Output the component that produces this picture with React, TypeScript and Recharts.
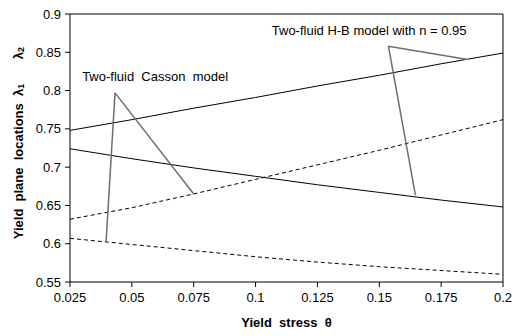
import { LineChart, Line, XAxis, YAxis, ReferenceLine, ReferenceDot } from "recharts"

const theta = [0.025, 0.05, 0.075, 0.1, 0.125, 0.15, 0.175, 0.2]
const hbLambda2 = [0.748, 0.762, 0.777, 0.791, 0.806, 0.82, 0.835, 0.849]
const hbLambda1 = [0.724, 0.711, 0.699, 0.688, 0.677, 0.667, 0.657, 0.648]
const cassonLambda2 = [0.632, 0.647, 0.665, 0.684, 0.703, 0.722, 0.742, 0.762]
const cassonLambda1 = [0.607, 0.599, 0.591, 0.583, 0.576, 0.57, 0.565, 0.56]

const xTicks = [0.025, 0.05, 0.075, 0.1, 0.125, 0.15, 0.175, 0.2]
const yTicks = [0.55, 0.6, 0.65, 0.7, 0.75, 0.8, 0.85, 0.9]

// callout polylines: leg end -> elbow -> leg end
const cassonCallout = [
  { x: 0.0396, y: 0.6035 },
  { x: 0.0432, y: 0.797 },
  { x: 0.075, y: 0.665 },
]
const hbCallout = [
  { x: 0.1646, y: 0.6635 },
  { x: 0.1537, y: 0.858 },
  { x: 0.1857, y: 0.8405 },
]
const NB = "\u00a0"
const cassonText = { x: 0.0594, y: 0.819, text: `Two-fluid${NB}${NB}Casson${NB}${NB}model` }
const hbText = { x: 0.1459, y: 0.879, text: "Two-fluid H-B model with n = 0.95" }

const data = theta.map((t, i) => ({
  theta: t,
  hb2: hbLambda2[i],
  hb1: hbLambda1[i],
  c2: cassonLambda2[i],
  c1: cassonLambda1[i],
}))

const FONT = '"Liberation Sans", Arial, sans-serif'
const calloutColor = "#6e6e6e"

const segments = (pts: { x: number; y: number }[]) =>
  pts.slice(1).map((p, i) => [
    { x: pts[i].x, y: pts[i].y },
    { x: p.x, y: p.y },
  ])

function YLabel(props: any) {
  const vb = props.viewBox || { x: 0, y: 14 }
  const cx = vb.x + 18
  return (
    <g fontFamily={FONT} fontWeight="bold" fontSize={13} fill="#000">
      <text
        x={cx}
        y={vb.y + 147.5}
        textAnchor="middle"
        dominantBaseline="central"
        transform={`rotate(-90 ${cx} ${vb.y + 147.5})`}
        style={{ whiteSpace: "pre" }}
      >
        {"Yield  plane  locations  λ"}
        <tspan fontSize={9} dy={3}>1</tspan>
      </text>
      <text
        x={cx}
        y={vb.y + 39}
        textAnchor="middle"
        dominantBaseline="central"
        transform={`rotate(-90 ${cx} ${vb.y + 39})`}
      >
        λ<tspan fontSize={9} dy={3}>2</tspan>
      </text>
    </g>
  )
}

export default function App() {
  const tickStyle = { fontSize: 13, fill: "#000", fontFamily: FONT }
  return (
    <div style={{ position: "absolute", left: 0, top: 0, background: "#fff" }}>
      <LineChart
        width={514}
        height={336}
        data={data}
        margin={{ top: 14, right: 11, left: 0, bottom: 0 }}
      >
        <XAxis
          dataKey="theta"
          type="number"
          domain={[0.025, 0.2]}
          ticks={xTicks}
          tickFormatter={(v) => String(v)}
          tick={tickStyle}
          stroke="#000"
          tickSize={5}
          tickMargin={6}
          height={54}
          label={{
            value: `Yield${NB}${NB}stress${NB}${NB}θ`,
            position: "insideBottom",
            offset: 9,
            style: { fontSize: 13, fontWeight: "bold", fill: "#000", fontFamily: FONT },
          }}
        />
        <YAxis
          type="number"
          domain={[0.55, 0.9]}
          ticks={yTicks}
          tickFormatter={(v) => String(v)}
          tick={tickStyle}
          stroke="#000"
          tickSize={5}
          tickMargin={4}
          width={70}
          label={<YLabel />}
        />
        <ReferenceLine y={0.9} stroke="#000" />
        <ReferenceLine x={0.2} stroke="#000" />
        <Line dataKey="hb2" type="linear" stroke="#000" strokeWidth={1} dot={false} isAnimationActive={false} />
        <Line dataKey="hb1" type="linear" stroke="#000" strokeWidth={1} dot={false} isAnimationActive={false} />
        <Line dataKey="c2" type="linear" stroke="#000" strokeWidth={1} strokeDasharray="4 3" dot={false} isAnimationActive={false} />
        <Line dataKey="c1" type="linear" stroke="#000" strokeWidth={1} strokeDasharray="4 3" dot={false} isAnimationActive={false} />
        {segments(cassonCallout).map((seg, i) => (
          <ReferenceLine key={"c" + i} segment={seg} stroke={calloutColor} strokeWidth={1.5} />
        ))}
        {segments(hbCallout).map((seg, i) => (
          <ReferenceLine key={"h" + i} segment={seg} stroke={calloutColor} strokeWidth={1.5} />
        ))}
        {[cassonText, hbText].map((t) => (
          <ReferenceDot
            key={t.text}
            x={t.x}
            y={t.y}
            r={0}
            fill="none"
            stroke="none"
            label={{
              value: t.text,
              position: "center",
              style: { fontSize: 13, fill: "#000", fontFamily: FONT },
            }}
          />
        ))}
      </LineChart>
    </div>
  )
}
+++++
### TASK OBJECTIVE
Only the lines from the top of the data through the line with "const yTicks = [0.55, 0.6, 0.65, 0.7, 0.75, 0.8, 0.85, 0.9]" should be quoted, exactly and with both ends kept; skip the pictures.

### WRITTEN ANSWER
Output the component that produces this picture with React, TypeScript and Recharts.
import { LineChart, Line, XAxis, YAxis, ReferenceLine, ReferenceDot } from "recharts"

const theta = [0.025, 0.05, 0.075, 0.1, 0.125, 0.15, 0.175, 0.2]
const hbLambda2 = [0.748, 0.762, 0.777, 0.791, 0.806, 0.82, 0.835, 0.849]
const hbLambda1 = [0.724, 0.711, 0.699, 0.688, 0.677, 0.667, 0.657, 0.648]
const cassonLambda2 = [0.632, 0.647, 0.665, 0.684, 0.703, 0.722, 0.742, 0.762]
const cassonLambda1 = [0.607, 0.599, 0.591, 0.583, 0.576, 0.57, 0.565, 0.56]

const xTicks = [0.025, 0.05, 0.075, 0.1, 0.125, 0.15, 0.175, 0.2]
const yTicks = [0.55, 0.6, 0.65, 0.7, 0.75, 0.8, 0.85, 0.9]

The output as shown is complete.